• [GIVEN REQUEST]:
Pictures are not part of the copy. Retype the lines from the first one through the line that contains "const lineName = 'Loss".

— begin SOURCE DATA —

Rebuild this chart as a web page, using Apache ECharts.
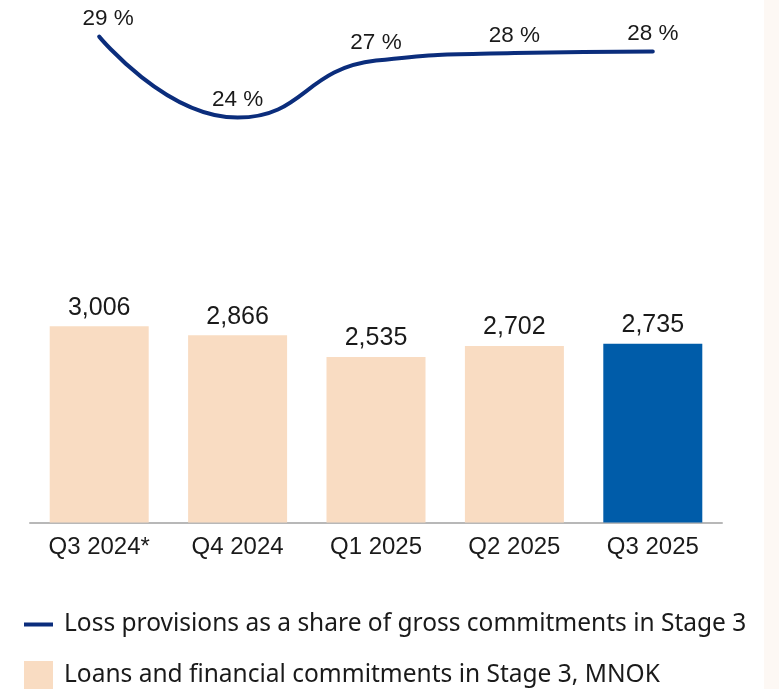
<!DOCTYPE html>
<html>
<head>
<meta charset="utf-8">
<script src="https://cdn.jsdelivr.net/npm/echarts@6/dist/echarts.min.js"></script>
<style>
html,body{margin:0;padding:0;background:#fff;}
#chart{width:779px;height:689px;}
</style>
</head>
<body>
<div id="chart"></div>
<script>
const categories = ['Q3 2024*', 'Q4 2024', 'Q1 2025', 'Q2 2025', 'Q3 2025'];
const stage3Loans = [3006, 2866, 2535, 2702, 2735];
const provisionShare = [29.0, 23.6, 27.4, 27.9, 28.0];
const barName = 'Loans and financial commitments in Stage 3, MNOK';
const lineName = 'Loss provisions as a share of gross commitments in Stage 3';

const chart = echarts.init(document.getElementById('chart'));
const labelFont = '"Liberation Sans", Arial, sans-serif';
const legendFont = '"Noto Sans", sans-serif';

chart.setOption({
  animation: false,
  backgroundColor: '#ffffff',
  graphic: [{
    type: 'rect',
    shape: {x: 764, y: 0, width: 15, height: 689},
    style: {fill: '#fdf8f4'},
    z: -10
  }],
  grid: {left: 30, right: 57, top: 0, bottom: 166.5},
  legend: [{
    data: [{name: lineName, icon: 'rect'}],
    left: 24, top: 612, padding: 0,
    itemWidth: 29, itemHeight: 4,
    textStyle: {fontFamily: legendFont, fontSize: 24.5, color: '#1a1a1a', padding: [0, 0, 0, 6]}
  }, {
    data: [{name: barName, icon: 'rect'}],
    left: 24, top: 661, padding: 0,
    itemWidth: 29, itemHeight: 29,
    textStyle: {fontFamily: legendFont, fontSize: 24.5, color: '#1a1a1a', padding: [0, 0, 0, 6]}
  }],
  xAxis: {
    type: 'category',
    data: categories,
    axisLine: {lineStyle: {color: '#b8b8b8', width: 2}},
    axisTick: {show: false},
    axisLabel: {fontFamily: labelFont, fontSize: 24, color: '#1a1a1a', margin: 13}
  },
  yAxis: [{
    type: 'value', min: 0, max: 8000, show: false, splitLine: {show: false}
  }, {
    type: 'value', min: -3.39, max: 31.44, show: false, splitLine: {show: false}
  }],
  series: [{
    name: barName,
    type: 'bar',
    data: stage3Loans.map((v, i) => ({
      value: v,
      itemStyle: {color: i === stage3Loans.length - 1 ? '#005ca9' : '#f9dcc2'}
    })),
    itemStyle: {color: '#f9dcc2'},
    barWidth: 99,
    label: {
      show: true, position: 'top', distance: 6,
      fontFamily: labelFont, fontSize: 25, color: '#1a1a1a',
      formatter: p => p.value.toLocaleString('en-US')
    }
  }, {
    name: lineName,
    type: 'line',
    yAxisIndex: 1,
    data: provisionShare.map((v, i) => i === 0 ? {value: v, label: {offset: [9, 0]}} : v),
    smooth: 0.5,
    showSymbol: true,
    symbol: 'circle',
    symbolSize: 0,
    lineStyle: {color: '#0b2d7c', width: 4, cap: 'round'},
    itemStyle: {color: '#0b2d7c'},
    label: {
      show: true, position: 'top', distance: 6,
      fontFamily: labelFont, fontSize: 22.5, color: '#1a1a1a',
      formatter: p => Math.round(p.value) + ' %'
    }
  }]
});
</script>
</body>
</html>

— end SOURCE DATA —

• [SOLUTION TO THIS TASK]:
Rebuild this chart as a web page, using Apache ECharts.
<!DOCTYPE html>
<html>
<head>
<meta charset="utf-8">
<script src="https://cdn.jsdelivr.net/npm/echarts@6/dist/echarts.min.js"></script>
<style>
html,body{margin:0;padding:0;background:#fff;}
#chart{width:779px;height:689px;}
</style>
</head>
<body>
<div id="chart"></div>
<script>
const categories = ['Q3 2024*', 'Q4 2024', 'Q1 2025', 'Q2 2025', 'Q3 2025'];
const stage3Loans = [3006, 2866, 2535, 2702, 2735];
const provisionShare = [29.0, 23.6, 27.4, 27.9, 28.0];
const barName = 'Loans and financial commitments in Stage 3, MNOK';
const lineName = 'Loss provisions as a share of gross commitments in Stage 3';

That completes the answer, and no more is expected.